Since we are talking about organic herb gardening, you want to be careful about pest control. The non-organic method is to use chemicals, but since that isn’t an option here, you will need to look for more natural options. Don’t underestimate the damage pests can do to your plants – your herbs can be destroyed by the little pesky insects.
Here are some natural and organic options:
Use Diatomaceous Earth – This is probably the most popular chemical-free option for controlling pests in your garden. It not only works great for an herb garden, but for plants, flowers, and vegetables as well. Make sure you read the label because the food-grade version of DE is chemical-free, but other versions might have some insecticides in them.
Try Growing Catnip – There are certain things you can grow in your garden that will deter certain types of insects. Believe it or not, catnip is a great option. This can help deter many pests, including spiders and aphids. Another option is to plant onions, as their odor of them can deter certain insects.
Plant the Right Herbs – The types of herbs you decide to grow might also make a difference in how many pests you have issues with. For problems with flies, basil is a good option. If you want to keep ants out, plant tansies in your garden.
Pruning and Harvesting
The last thing you will do is learn how to prune and harvest your herbs, as this is how you will get your fresh herbs into your kitchen for cooking or using for natural remedies.
Pruning is the process of snipping certain parts of the plant or herb that are dying or overgrown, in order to make room for healthy growth of the herbs. This is necessary for most herbs, whether they are being grown indoors or outdoors.
For herbs, you typically prune by cutting the tips of the leaves, as well as removing leaves or growth that are dying and affecting the healthy growth of the plant.
To harvest your herbs, you simply are removing the flowering herbs when you want to use them. You can either use them that same day when you are cooking, or dry them to store for later. Wait until they are fully developed for the best results.
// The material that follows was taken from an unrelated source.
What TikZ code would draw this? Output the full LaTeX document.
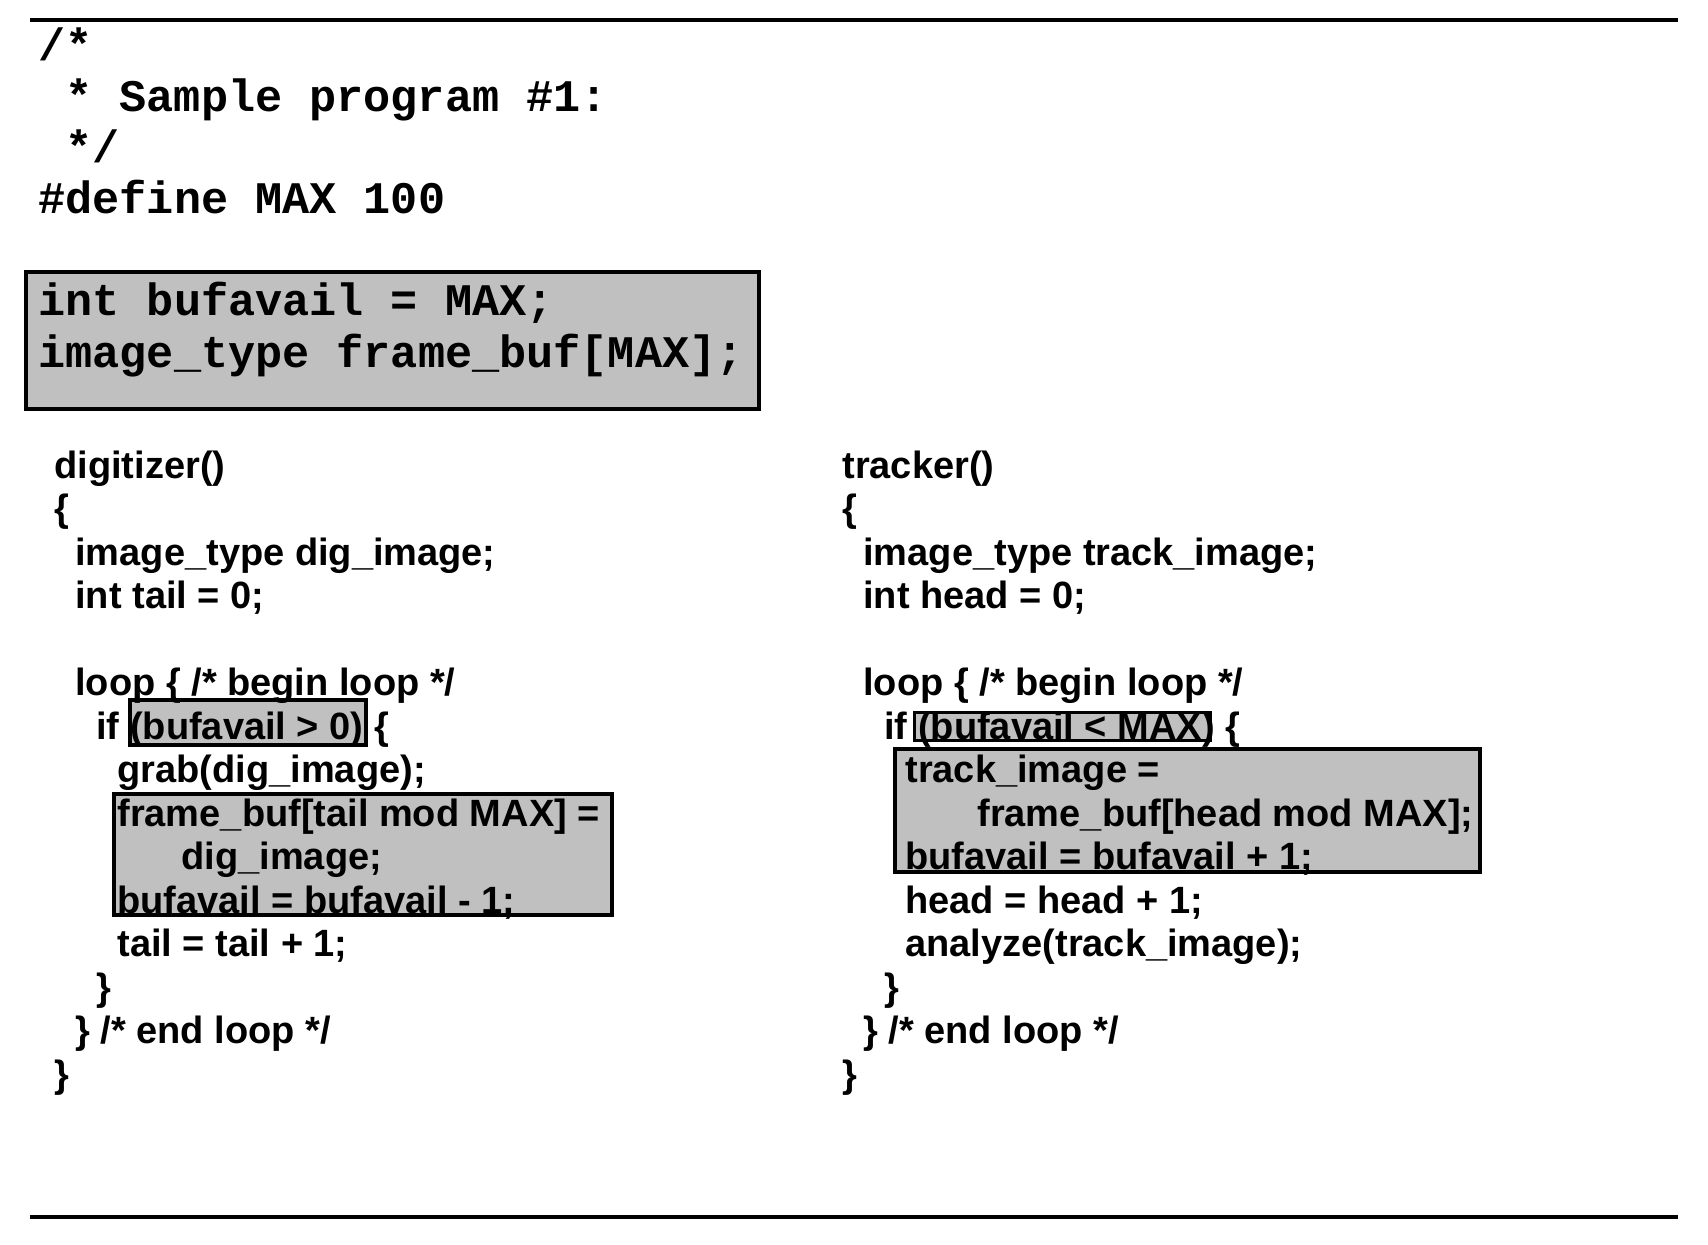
\documentclass[tikz,border=0pt]{standalone}
\usepackage{fontspec}
\newfontfamily\monof{Liberation Mono}
\newfontfamily\sansf{Liberation Sans}
\definecolor{boxgray}{HTML}{C0C0C0}
\tikzset{
  mono/.style={anchor=base west, inner sep=0pt, font=\monof\bfseries\fontsize{22.6}{26}\selectfont},
  sans/.style={anchor=base west, inner sep=0pt, font=\sansf\bfseries\fontsize{19}{22}\selectfont},
  gbox/.style={draw=black, fill=boxgray, line width=2pt},
  thinbox/.style={draw=black, fill=boxgray, line width=1.5pt},
  rulerline/.style={line width=2pt}
}
\begin{document}
\begin{tikzpicture}[x=0.5pt, y=-0.5pt]
\useasboundingbox (0,0) rectangle (1708,1244);
% rules
\coordinate (tl) at (30,20);
\coordinate (tr) at (1678,20);
\coordinate (bl) at (30,1217);
\coordinate (br) at (1678,1217);
\draw[rulerline] (tl) -- (tr);
\draw[rulerline] (bl) -- (br);
% shaded boxes
\path[gbox] (26,272) rectangle (759,409);
\path[gbox] (130,700) rectangle (366,745);
\path[gbox] (114,794) rectangle (612,915);
\path[thinbox] (914.5,712.5) rectangle (1210.5,740);
\path[gbox] (895,749) rectangle (1480,872);
% header (monospace)
\node[mono] (h1) at (38,60) {/*};
\node[mono] (h2) at (65,111) {* Sample program \#1:};
\node[mono] (h3) at (65,162) {*/};
\node[mono] (h4) at (38,213) {\#define MAX 100};
\node[mono] (g1) at (38,315) {int bufavail = MAX;};
\node[mono] (g2) at (38,367) {image\_type frame\_buf[MAX];};
% digitizer
\node[sans] (d0) at (54,478) {digitizer()};
\node[sans] (d1) at (54,521.5) {\{};
\node[sans] (d2) at (75,565) {image\_type dig\_image;};
\node[sans] (d3) at (75,608.5) {int tail = 0;};
\node[sans] (d5) at (75,695.5) {loop \{ /* begin loop */};
\node[sans] (d6) at (96,739) {if (bufavail > 0) \{};
\node[sans] (d7) at (117,782.5) {grab(dig\_image);};
\node[sans] (d8) at (117,826) {frame\_buf[tail mod MAX] =};
\node[sans] (d9) at (181,869.5) {dig\_image;};
\node[sans] (d10) at (117,913) {bufavail = bufavail - 1;};
\node[sans] (d11) at (117,956.5) {tail = tail + 1;};
\node[sans] (d12) at (96,1000) {\}};
\node[sans] (d13) at (75,1043.5) {\} /* end loop */};
\node[sans] (d14) at (54,1087) {\}};
% tracker
\node[sans] (t0) at (842,478) {tracker()};
\node[sans] (t1) at (842,521.5) {\{};
\node[sans] (t2) at (863,565) {image\_type track\_image;};
\node[sans] (t3) at (863,608.5) {int head = 0;};
\node[sans] (t5) at (863,695.5) {loop \{ /* begin loop */};
\node[sans] (t6) at (884,739) {if (bufavail < MAX) \{};
\node[sans] (t7) at (905,782.5) {track\_image =};
\node[sans] (t8) at (977,826) {frame\_buf[head mod MAX];};
\node[sans] (t9) at (905,869.5) {bufavail = bufavail + 1;};
\node[sans] (t10) at (905,913) {head = head + 1;};
\node[sans] (t11) at (905,956.5) {analyze(track\_image);};
\node[sans] (t12) at (884,1000) {\}};
\node[sans] (t13) at (863,1043.5) {\} /* end loop */};
\node[sans] (t14) at (842,1087) {\}};
\end{tikzpicture}
\end{document}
Last Tips for Your Organic Herb Garden
Now you can go and enjoy your fresh herbs! There’s nothing like getting to eat food that you’ve grown with your own hands and efforts. As an added bonus, here are a few additional tips and facts that might interest you:
- Fresh herbs taste better than dried herbs you buy. The flavor and aroma are strongest when you first harvest them.
- In most cases, herbs naturally get rid of pests.
- Don’t let your pets play or hang out in your herb garden so they can be free of contamination.
- Herbs in the mint family need more water.
- Seeds usually take a longer time to dry, sometimes as long as 2 weeks.